Shell spokesman in London Adam Nugent said Wednesday the force majeure came into effect at 1700 GMT Tuesday and will affect May and June loadings.
Production from the field was cut by 170,000 barrels a day after the occupation of the Bomu manifold, a pipeline valve on the trans-Nigerian pipeline in Ogoniland, southern Nigeria.
Joint venture Shell Petroleum Development Co. accounts for 137,000 barrels a day of the lost production and, of this, Shell’s share is 41,000 barrels a day. SPDC is a joint venture operated by Shell, which owns 30%, and the Nigerian National Petroleum Company, with 55%, Total SA (TOT) with 10% and Eni SpA (E).

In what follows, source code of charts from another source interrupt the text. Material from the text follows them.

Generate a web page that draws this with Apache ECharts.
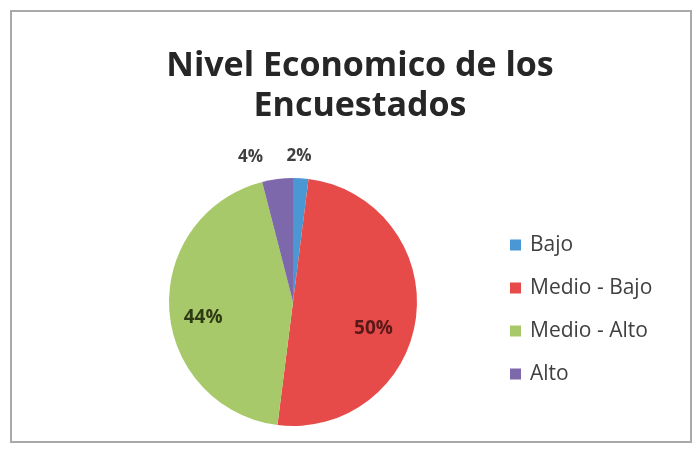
<!DOCTYPE html>
<html>
<head>
<meta charset="utf-8">
<script src="https://cdn.jsdelivr.net/npm/echarts@6/dist/echarts.min.js"></script>
<style>
  html, body { margin: 0; padding: 0; background: #ffffff; }
  #chart { width: 694px; height: 449px; }
</style>
</head>
<body>
<div id="chart"></div>
<script>
// Nivel económico de los encuestados (porcentaje por categoría)
const categories = ['Bajo', 'Medio - Bajo', 'Medio - Alto', 'Alto'];
const percentages = [2, 50, 44, 4];
const sliceColors = ['#4b97d4', '#e64b4a', '#a7c96a', '#7c68aa'];
const labelColors = ['#3f3f3f', '#5a1818', '#2e3a14', '#3f3f3f'];

// Small nudges so each percentage sits where the spreadsheet-style layout puts it
const labelNudges = [[-20, -10], [16, 18], [-25, 12], [-8, -10]];

const chart = echarts.init(document.getElementById('chart'), null, { renderer: 'canvas' });

const FONT = '"Open Sans", Lato, sans-serif';

chart.setOption({
  animation: false,
  backgroundColor: '#ffffff',
  graphic: [{
    type: 'rect',
    shape: { x: 11, y: 11, width: 680, height: 431 },
    style: { fill: 'none', stroke: '#a9a9a9', lineWidth: 2 },
    silent: true
  }],
  title: {
    text: 'Nivel Economico de los\nEncuestados',
    left: 355,
    top: 41,
    textAlign: 'center',
    textStyle: {
      fontFamily: FONT,
      fontWeight: 'bold',
      fontSize: 34,
      lineHeight: 40,
      color: '#262626'
    }
  },
  legend: {
    orient: 'vertical',
    left: 510,
    top: 234,
    padding: 0,
    icon: 'rect',
    itemWidth: 11,
    itemHeight: 11,
    itemGap: 21,
    data: categories,
    textStyle: {
      fontFamily: FONT,
      fontSize: 21,
      lineHeight: 22,
      padding: [0, 0, 0, 4],
      color: '#404040'
    }
  },
  series: [{
    type: 'pie',
    center: [293, 302],
    radius: 124,
    startAngle: 90,
    clockwise: true,
    avoidLabelOverlap: false,
    data: categories.map((name, i) => ({
      name,
      value: percentages[i],
      itemStyle: { color: sliceColors[i] },
      label: {
        position: (i === 0 || i === 3) ? 'outside' : 'inside',
        fontSize: (i === 0 || i === 3) ? 17 : 19,
        color: labelColors[i]
      },
      labelLine: { show: false, length: 12, length2: 0 }
    })),
    label: {
      formatter: p => p.value + '%',
      fontFamily: FONT,
      fontWeight: 'bold'
    },
    labelLayout: p => ({ dx: labelNudges[p.dataIndex][0], dy: labelNudges[p.dataIndex][1] }),
    itemStyle: { borderColor: '#ffffff', borderWidth: 0 }
  }]
});
</script>
</body>
</html>
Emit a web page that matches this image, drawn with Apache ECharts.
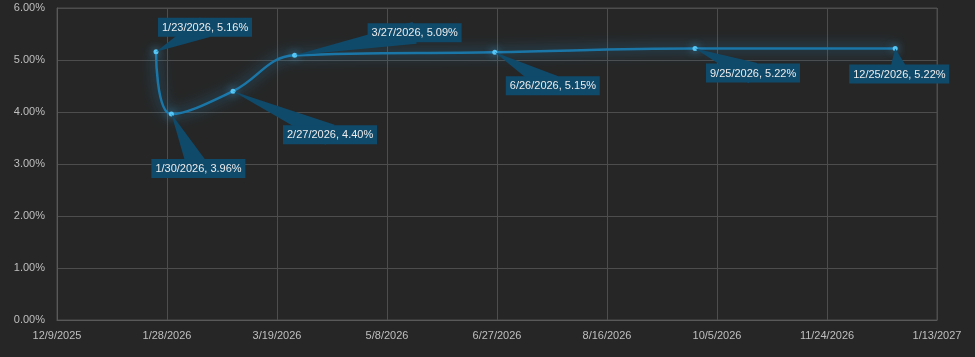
<!DOCTYPE html>
<html><head><meta charset="utf-8">
<script src="https://cdn.jsdelivr.net/npm/echarts@6/dist/echarts.min.js"></script>
<style>html,body{margin:0;padding:0;background:#262626;}#c{width:975px;height:357px;}</style>
</head><body><div id="c"></div>
<script>
// Data
const dates = ['1/23/2026','1/30/2026','2/27/2026','3/27/2026','6/26/2026','9/25/2026','12/25/2026'];
const rates = [5.16, 3.96, 4.40, 5.09, 5.15, 5.22, 5.22];
const xTickMin = '12/9/2025', xTickMax = '1/13/2027', xStepDays = 50;
const yTicks = [0,1,2,3,4,5,6];

// Callout box offsets (style, px relative to point)
const calloutOffsets = [[2,-34],[-20,45],[50,34],[73,-32],[11,24],[11,15],[-46,16]];

const EPOCH = Date.UTC(1899,11,30);
function toSerial(s){const [m,d,y]=s.split('/').map(Number);return Math.round((Date.UTC(y,m-1,d)-EPOCH)/86400000);}
function fromSerial(n){const dt=new Date(EPOCH+n*86400000);return (dt.getUTCMonth()+1)+'/'+dt.getUTCDate()+'/'+dt.getUTCFullYear();}

const pts = dates.map((d,i)=>[toSerial(d), rates[i], i]);
const FONT = '11px "Liberation Sans", Arial, sans-serif';
const mctx = document.createElement('canvas').getContext('2d'); mctx.font = FONT;
function labelText(i){return dates[i]+', '+rates[i].toFixed(2)+'%';}

const chart = echarts.init(document.getElementById('c'));
chart.setOption({
  backgroundColor:'#262626',
  animation:false,
  grid:{left:57,right:38,top:8,bottom:37,show:true,borderColor:'#4d4d4d',borderWidth:1},
  xAxis:{type:'value',min:toSerial(xTickMin),max:toSerial(xTickMax),interval:xStepDays,
    axisLine:{show:true,lineStyle:{color:'#595959'}},axisTick:{show:false},
    splitLine:{show:true,lineStyle:{color:'#4d4d4d'}},
    axisLabel:{color:'#bfbfbf',fontSize:11,fontFamily:'Liberation Sans, Arial',margin:10,
      formatter:v=>fromSerial(v),showMinLabel:true,showMaxLabel:true}},
  yAxis:{type:'value',min:yTicks[0],max:yTicks[yTicks.length-1],interval:1,
    axisLine:{show:true,lineStyle:{color:'#595959'}},axisTick:{show:false},
    splitLine:{show:true,lineStyle:{color:'#4d4d4d'}},
    axisLabel:{color:'#bfbfbf',fontSize:11,fontFamily:'Liberation Sans, Arial',margin:12,
      formatter:v=>v.toFixed(2)+'%'}},
  series:[
    {type:'line',data:pts.map(p=>[p[0],p[1]]),smooth:0.4,z:3,
      lineStyle:{color:'#1b76a8',width:2.5,shadowBlur:14,shadowColor:'rgba(40,160,230,0.8)'},
      symbol:'circle',symbolSize:5,
      itemStyle:{color:'#55c6f5',borderWidth:0,shadowBlur:8,shadowColor:'rgba(80,190,250,0.9)'}},
    {type:'custom',data:pts,z:5,encode:{x:0,y:1},
      renderItem:function(params,api){
        const i=api.value(2);
        const p=api.coord([api.value(0),api.value(1)]);
        const txt=labelText(i);
        const w=Math.round(mctx.measureText(txt).width)+8, h=19;
        const off=calloutOffsets[i];
        const bx=p[0]+off[0], by=p[1]+off[1];
        const cx=bx+w/2, cy=by+h/2;
        let dx=cx-p[0], dy=cy-p[1]; const L=Math.hypot(dx,dy)||1;
        const nx=-dy/L, ny=dx/L, hw=11;
        const color='#0f4a6b';
        return {type:'group',children:[
          {type:'polygon',shape:{points:[[p[0],p[1]],[cx+nx*hw,cy+ny*hw],[cx-nx*hw,cy-ny*hw]]},style:{fill:color}},
          {type:'rect',shape:{x:bx,y:by,width:w,height:h},style:{fill:color}},
          {type:'text',style:{x:bx+4,y:cy+0.5,text:txt,fill:'#ececec',font:FONT,align:'left',verticalAlign:'middle'}}
        ]};
      }}
  ]
});
</script></body></html>
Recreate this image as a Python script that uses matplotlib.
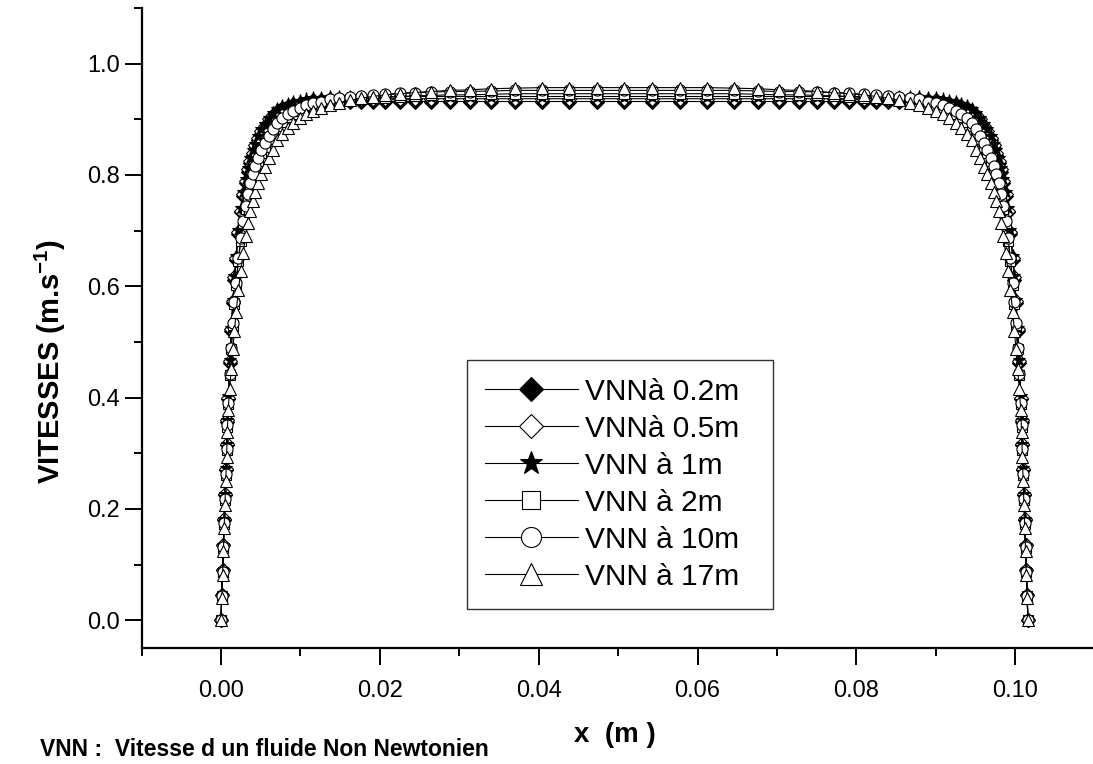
import matplotlib
matplotlib.use("Agg")
import matplotlib.pyplot as plt
from matplotlib.ticker import MultipleLocator, FormatStrFormatter

plt.rcParams['font.family'] = ['Liberation Sans', 'DejaVu Sans']
plt.rcParams['mathtext.fontset'] = 'custom'
plt.rcParams['mathtext.rm'] = 'Liberation Sans'
plt.rcParams['mathtext.bf'] = 'Liberation Sans:bold'

# position across the channel (m)
x_m = [
    0.0000, 0.0001, 0.0002, 0.0003, 0.0004, 0.0005, 0.0006, 0.0007, 0.0008, 0.0009,
    0.0011, 0.0013, 0.0015, 0.0017, 0.0019, 0.0022, 0.0025, 0.0028, 0.0031, 0.0034,
    0.0037, 0.0040, 0.0043, 0.0047, 0.0051, 0.0055, 0.0060, 0.0065, 0.0071, 0.0077,
    0.0084, 0.0091, 0.0099, 0.0107, 0.0116, 0.0126, 0.0137, 0.0149, 0.0162, 0.0176,
    0.0191, 0.0207, 0.0225, 0.0244, 0.0265, 0.0288, 0.0313, 0.0340, 0.0370, 0.0404,
    0.0438, 0.0473, 0.0508,
    0.0543, 0.0578, 0.0612, 0.0646, 0.0676, 0.0703, 0.0728, 0.0751, 0.0772, 0.0791,
    0.0809, 0.0825, 0.0840, 0.0854, 0.0867, 0.0879, 0.0890, 0.0900, 0.0909, 0.0917,
    0.0925, 0.0932, 0.0939, 0.0945, 0.0951, 0.0956, 0.0961, 0.0965, 0.0969, 0.0973,
    0.0976, 0.0979, 0.0982, 0.0985, 0.0988, 0.0991, 0.0994, 0.0997, 0.0999, 0.1001,
    0.1003, 0.1005, 0.1007, 0.1008, 0.1009, 0.1010, 0.1011, 0.1012, 0.1013, 0.1014,
    0.1015, 0.1016,
]

# vitesses (m/s) a differentes distances de l'entree
v_02 = [
    0.000, 0.045, 0.090, 0.135, 0.180, 0.225, 0.270, 0.314, 0.357, 0.398,
    0.462, 0.520, 0.570, 0.612, 0.648, 0.694, 0.733, 0.762, 0.785, 0.805,
    0.822, 0.836, 0.848, 0.862, 0.874, 0.884, 0.895, 0.903, 0.910, 0.915,
    0.919, 0.922, 0.925, 0.927, 0.929, 0.930, 0.931, 0.932, 0.932, 0.932,
    0.932, 0.932, 0.932, 0.932, 0.932, 0.932, 0.932, 0.932, 0.932, 0.932,
    0.932, 0.932, 0.932,
    0.932, 0.932, 0.932, 0.932, 0.932, 0.932, 0.932, 0.932, 0.932, 0.932,
    0.932, 0.932, 0.932, 0.932, 0.932, 0.931, 0.930, 0.929, 0.927, 0.925,
    0.922, 0.919, 0.915, 0.910, 0.903, 0.895, 0.884, 0.874, 0.862, 0.848,
    0.836, 0.822, 0.805, 0.785, 0.762, 0.733, 0.694, 0.648, 0.612, 0.570,
    0.520, 0.462, 0.398, 0.357, 0.314, 0.270, 0.225, 0.180, 0.135, 0.090,
    0.045, 0.000,
]
v_05 = [
    0.000, 0.045, 0.091, 0.136, 0.181, 0.226, 0.272, 0.316, 0.359, 0.400,
    0.465, 0.523, 0.573, 0.616, 0.651, 0.698, 0.736, 0.766, 0.789, 0.810,
    0.826, 0.840, 0.853, 0.867, 0.879, 0.888, 0.900, 0.908, 0.915, 0.920,
    0.924, 0.927, 0.930, 0.932, 0.934, 0.935, 0.936, 0.937, 0.937, 0.937,
    0.937, 0.937, 0.937, 0.937, 0.937, 0.937, 0.937, 0.937, 0.937, 0.937,
    0.937, 0.937, 0.937,
    0.937, 0.937, 0.937, 0.937, 0.937, 0.937, 0.937, 0.937, 0.937, 0.937,
    0.937, 0.937, 0.937, 0.937, 0.937, 0.936, 0.935, 0.934, 0.932, 0.930,
    0.927, 0.924, 0.920, 0.915, 0.908, 0.900, 0.888, 0.879, 0.867, 0.853,
    0.840, 0.826, 0.810, 0.789, 0.766, 0.736, 0.698, 0.651, 0.616, 0.573,
    0.523, 0.465, 0.400, 0.359, 0.316, 0.272, 0.226, 0.181, 0.136, 0.091,
    0.045, 0.000,
]
v_1 = [
    0.000, 0.045, 0.091, 0.136, 0.182, 0.227, 0.273, 0.317, 0.360, 0.402,
    0.467, 0.525, 0.576, 0.618, 0.654, 0.701, 0.740, 0.770, 0.792, 0.813,
    0.830, 0.844, 0.856, 0.870, 0.883, 0.892, 0.903, 0.912, 0.918, 0.924,
    0.928, 0.931, 0.933, 0.936, 0.938, 0.939, 0.940, 0.941, 0.941, 0.941,
    0.941, 0.941, 0.941, 0.941, 0.941, 0.941, 0.941, 0.941, 0.941, 0.941,
    0.941, 0.941, 0.941,
    0.941, 0.941, 0.941, 0.941, 0.941, 0.941, 0.941, 0.941, 0.941, 0.941,
    0.941, 0.941, 0.941, 0.941, 0.941, 0.940, 0.939, 0.938, 0.936, 0.933,
    0.931, 0.928, 0.924, 0.918, 0.912, 0.903, 0.892, 0.883, 0.870, 0.856,
    0.844, 0.830, 0.813, 0.792, 0.770, 0.740, 0.701, 0.654, 0.618, 0.576,
    0.525, 0.467, 0.402, 0.360, 0.317, 0.273, 0.227, 0.182, 0.136, 0.091,
    0.045, 0.000,
]
v_2 = [
    0.000, 0.043, 0.086, 0.130, 0.173, 0.216, 0.261, 0.305, 0.348, 0.389,
    0.440, 0.487, 0.530, 0.568, 0.602, 0.646, 0.682, 0.713, 0.739, 0.762,
    0.781, 0.797, 0.811, 0.826, 0.840, 0.851, 0.865, 0.876, 0.888, 0.896,
    0.904, 0.910, 0.915, 0.920, 0.924, 0.927, 0.930, 0.933, 0.935, 0.937,
    0.938, 0.939, 0.941, 0.942, 0.943, 0.944, 0.944, 0.945, 0.946, 0.946,
    0.946, 0.946, 0.946,
    0.946, 0.946, 0.946, 0.946, 0.945, 0.944, 0.944, 0.943, 0.942, 0.941,
    0.939, 0.938, 0.937, 0.935, 0.933, 0.930, 0.927, 0.924, 0.920, 0.915,
    0.910, 0.904, 0.896, 0.888, 0.876, 0.865, 0.851, 0.840, 0.826, 0.811,
    0.797, 0.781, 0.762, 0.739, 0.713, 0.682, 0.646, 0.602, 0.568, 0.530,
    0.487, 0.440, 0.389, 0.348, 0.305, 0.261, 0.216, 0.173, 0.130, 0.086,
    0.043, 0.000,
]
v_10 = [
    0.000, 0.043, 0.087, 0.131, 0.174, 0.218, 0.262, 0.307, 0.350, 0.391,
    0.443, 0.490, 0.534, 0.571, 0.606, 0.650, 0.686, 0.718, 0.744, 0.766,
    0.786, 0.802, 0.816, 0.831, 0.845, 0.857, 0.870, 0.882, 0.893, 0.902,
    0.910, 0.915, 0.921, 0.926, 0.930, 0.932, 0.936, 0.939, 0.941, 0.942,
    0.944, 0.945, 0.947, 0.948, 0.949, 0.950, 0.950, 0.951, 0.952, 0.952,
    0.952, 0.952, 0.952,
    0.952, 0.952, 0.952, 0.952, 0.951, 0.950, 0.950, 0.949, 0.948, 0.947,
    0.945, 0.944, 0.942, 0.941, 0.939, 0.936, 0.932, 0.930, 0.926, 0.921,
    0.915, 0.910, 0.902, 0.893, 0.882, 0.870, 0.857, 0.845, 0.831, 0.816,
    0.802, 0.786, 0.766, 0.744, 0.718, 0.686, 0.650, 0.606, 0.571, 0.534,
    0.490, 0.443, 0.391, 0.350, 0.307, 0.262, 0.218, 0.174, 0.131, 0.087,
    0.043, 0.000,
]
v_17 = [
    0.000, 0.040, 0.082, 0.124, 0.166, 0.207, 0.250, 0.294, 0.338, 0.378,
    0.416, 0.452, 0.487, 0.520, 0.553, 0.593, 0.628, 0.660, 0.690, 0.714,
    0.736, 0.754, 0.769, 0.786, 0.801, 0.815, 0.831, 0.845, 0.862, 0.874,
    0.885, 0.894, 0.902, 0.909, 0.915, 0.920, 0.925, 0.930, 0.934, 0.938,
    0.941, 0.944, 0.946, 0.948, 0.950, 0.952, 0.953, 0.955, 0.956, 0.957,
    0.957, 0.957, 0.957,
    0.957, 0.957, 0.957, 0.956, 0.955, 0.953, 0.952, 0.950, 0.948, 0.946,
    0.944, 0.941, 0.938, 0.934, 0.930, 0.925, 0.920, 0.915, 0.909, 0.902,
    0.894, 0.885, 0.874, 0.862, 0.845, 0.831, 0.815, 0.801, 0.786, 0.769,
    0.754, 0.736, 0.714, 0.690, 0.660, 0.628, 0.593, 0.553, 0.520, 0.487,
    0.452, 0.416, 0.378, 0.338, 0.294, 0.250, 0.207, 0.166, 0.124, 0.082,
    0.040, 0.000,
]

labels = ["VNNà 0.2m", "VNNà 0.5m", "VNN à 1m", "VNN à 2m", "VNN à 10m", "VNN à 17m"]

# marqueur, remplissage, taille
styles = [
    ('D', 'black', 7.0),
    ('D', 'white', 7.0),
    ('*', 'black', 9.5),
    ('s', 'white', 7.0),
    ('o', 'white', 8.0),
    ('^', 'white', 9.0),
]

fig = plt.figure(figsize=(10.93, 7.64), dpi=100)
ax = fig.add_axes([0.1295, 0.1518, 0.872, 0.8377])

for v, lab, (mk, fc, ms) in zip([v_02, v_05, v_1, v_2, v_10, v_17], labels, styles):
    ax.plot(x_m, v, color='black', lw=0.8, marker=mk, ms=ms, mfc=fc,
            mec='black', mew=0.8, label=lab)

ax.set_xlim(-0.01, 0.11)
ax.set_ylim(-0.05, 1.10)

ax.spines['top'].set_visible(False)
ax.spines['right'].set_visible(False)
ax.spines['left'].set_linewidth(1.6)
ax.spines['bottom'].set_linewidth(1.6)

ax.xaxis.set_major_locator(MultipleLocator(0.02))
ax.xaxis.set_minor_locator(MultipleLocator(0.01))
ax.yaxis.set_major_locator(MultipleLocator(0.2))
ax.yaxis.set_minor_locator(MultipleLocator(0.1))
ax.xaxis.set_major_formatter(FormatStrFormatter('%.2f'))
ax.yaxis.set_major_formatter(FormatStrFormatter('%.1f'))

ax.tick_params(which='major', direction='out', length=12.5, width=1.4, labelsize=17)
ax.tick_params(which='minor', direction='out', length=6, width=1.4)
ax.tick_params(axis='x', which='major', pad=10.5)
ax.tick_params(axis='y', which='major', pad=3)

ax.set_xlabel('x  (m )', fontsize=20, fontweight='bold')
ax.xaxis.set_label_coords(0.497, -0.116)
ax.set_ylabel(r'VITESSES (m.s$^{\mathbf{-1}}$)', fontsize=21, fontweight='bold')
ax.yaxis.set_label_coords(-0.077, 0.447)

leg = ax.legend(loc='upper left', bbox_to_anchor=(0.3416, 0.067, 0.3211, 0.383),
                mode='expand', borderaxespad=0,
                fontsize=21.5, markerscale=1.8, handlelength=3.1,
                handletextpad=0.25, labelspacing=0.3, borderpad=0.6,
                fancybox=False, frameon=True, framealpha=1)
leg.get_frame().set_edgecolor('#333333')
leg.get_frame().set_linewidth(1.0)

fig.text(0.037, 0.010, 'VNN :  Vitesse d un fluide Non Newtonien',
         family=['Liberation Sans Narrow', 'Liberation Sans'],
         fontsize=16.5, fontweight='bold')

fig.savefig('out.png', dpi=100)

Traders of West African crude expect to see the output lost as a result of the occupation restored by “the end of the week” but Shell couldn’t set a date.
News of the production outage pushed benchmark Brent crude oil prices over $2 a barrel higher Tuesday and concern over the reliability of oil supply from the region has been underpinning the market for a number of weeks.
This follows a ramp up in the number of attacks on oil companies operating in Nigeria in the wake of the country’s controversial presidential elections.
Dow Jones Newswires’ estimates suggest the violence has led to the shut in of nearly 1 million barrels a day of production.
Oil companies are bracing themselves for a continuation of the attacks in the run up to the inauguration of Nigeria’s new government on May 29.
Chevron Corp. (CVX) has already started evacuating hundreds of oil workers and contractors from the region.